Cilada: a fábrica de doces e o desenvolvedor infantil

Texto escrito em 2013

Venho observando uma forte tendência da infantilização do desenvolvedor. Vejo isto em eventos, ofertas de emprego, propagandas, matérias nítidamente pagas em revistas e jornais. Talvez seja mera impressão de um sujeito que está envelhecendo (torço para que seja), mas quanto mais converso com meus amigos e contatos mais esta impressão se materializa diante de mim (e você). Yeap: mais uma armadilha para desenvolvedores.

O que é um bom ambiente de trabalho?

Se você acompanha meu blog sabe que um dos meus assuntos favoritos são as condições de trabalho. Óbviamente sou a favor do melhor ambiente possível tanto como funcionário como empregador (sou os dois), mas como diz aquele ditado, quando a esmola é muita, o pobre desconfia. Então me escutem: desconfiem, e muito!

Pense comigo: o que é melhor? Um ambiente de trabalho que surge naturalmente ou artificialmente? Aliás, indo além, o que é um bom ambiente de trabalho? Após alguns anos cheguei a uma definição que acredito ser bastante justa.

O bom ambiente de trabalho é aquele no qual o trabalhador extrai satisfação para si ao executar sua função.

Com base nesta definição óbviamente que o salário é importante mas não o fundamental. Digo por experiência própria: alguns dos trabalhos mais fascinantes da minha vida eu sequer recebia bem e em alguns casos literalmente paguei só pelo tesão da missão (juro). Claro que ganhar bem ajuda bastante, mas acho que você entendeu aonde quero chegar.

Então quando vejo estas propostas de trabalho nas quais a pessoa do RH repete enfáticamente que é oferecido o melhor ambiente imaginável não consigo parar de lembrar daquela cena do filme "Família Adams" (nem lembro mais qual) em que Vandinha é forçada a sorrir. Soa tão assustador!

Mas sabe: me perturba hoje que tenho 34 anos e alguma experiência: se tivesse 10 ou 15 anos a menos acredito que acharia sedutor como aquelas lâmpadas que usamos para matar mosquitos: brilhantes, aconchegantes, convidativas e fatais.

Dica: felicidade surge naturalmente. Quando vêm de forma artificial mostra que há algo muito errado por trás disto. Se você é de fato feliz e vive em um ambiente agradável isto é natural pra você: não precisa alardear por aí.

Aqueles benefícios divertidos!

"Temos máquina de café expresso, videogame, sofás confortáveis, quadra de tênis e você pode trazer o seu cachorro para trabalhar com você". Na maior parte das propostas que vejo deste tipo perguntas básicas como "qual o plano de carreira?", "o salário é competitivo?", "horas extras são comuns?" sequer são mencionadas. E sabem o que é mais legal? É que sempre tem uma aparência incrívelmente jovial: por que será hein?

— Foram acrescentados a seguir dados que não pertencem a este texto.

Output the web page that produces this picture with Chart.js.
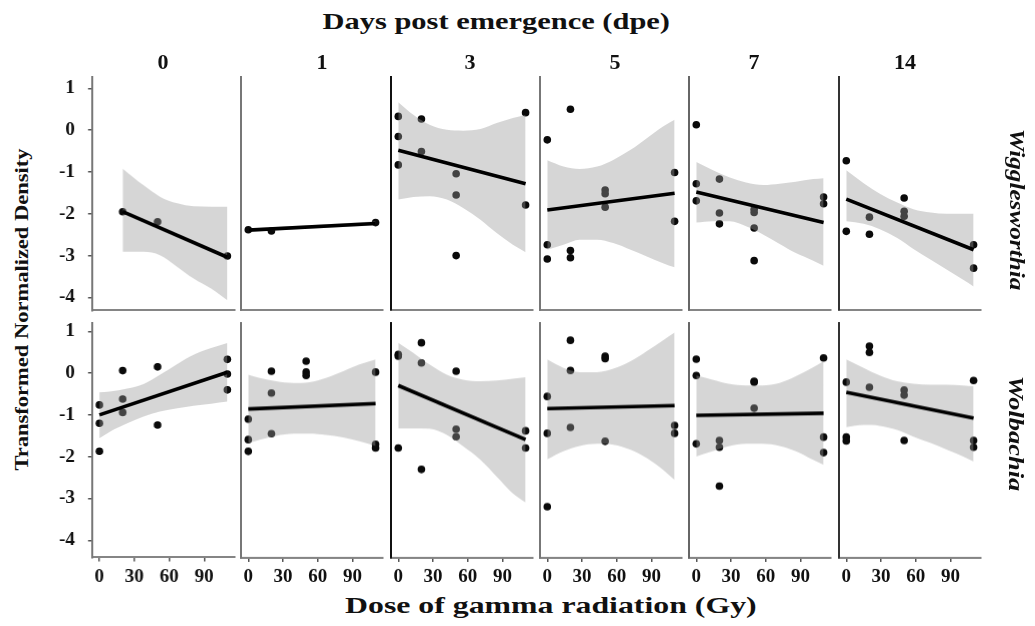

(certa vez em uma entrevista o dono da empresa me disse que eles eram modernos por usarem o software "cranks" de comunicação interna. Na época achei massa, mas anos depois me pergunto: E DAÍ???)

Sabem o que penso? Que se não me respondem a estas perguntas que fiz acima de forma satisfatória os tais benefícios (que se você for contar na ponta do lápis, são bem baratos pra empresa) nada mais são que distrações para que a mão de obra seja o mais barata possível. Talvez por isto o foco na infantilização do profissional: afinal de contas crianças são mais fáceis de serem  manipuladas, não é mesmo? E como você pode reclamar de um lugar que te oferece tanta diversão e prazer ao mesmo tempo? Humpf, seu ingrato(a)!

A imagem do Google ou da Microsoft sempre são mencionadas, mas curiosamente não dizem que estas empresas oferecem este tipo de "benefício" ao funcionário porque tem capital para tal e anos de cultura empresarial que garantem o equilíbrio. Ainda pior: "esquecem" de te contar que, dado seu horário de trabalho, a não ser que você não trabalhe, é claro, a maior parte do seu dia não será gasta com estes brinquedos.

Dica: troque os brinquedos por coisas mais sólidas como por exemplo a perspectiva de crescer (tanto profissional quanto intelecutalmente) no executar das suas tarefas ok? Brinquedos você compra fora do trabalho com seu salário caso seja bem pago. Nâo se valoriza funcionários com diversões tolas, mas sim com desafios intelectuais reais que ofereçam uma possibilidade de crescimento paupável.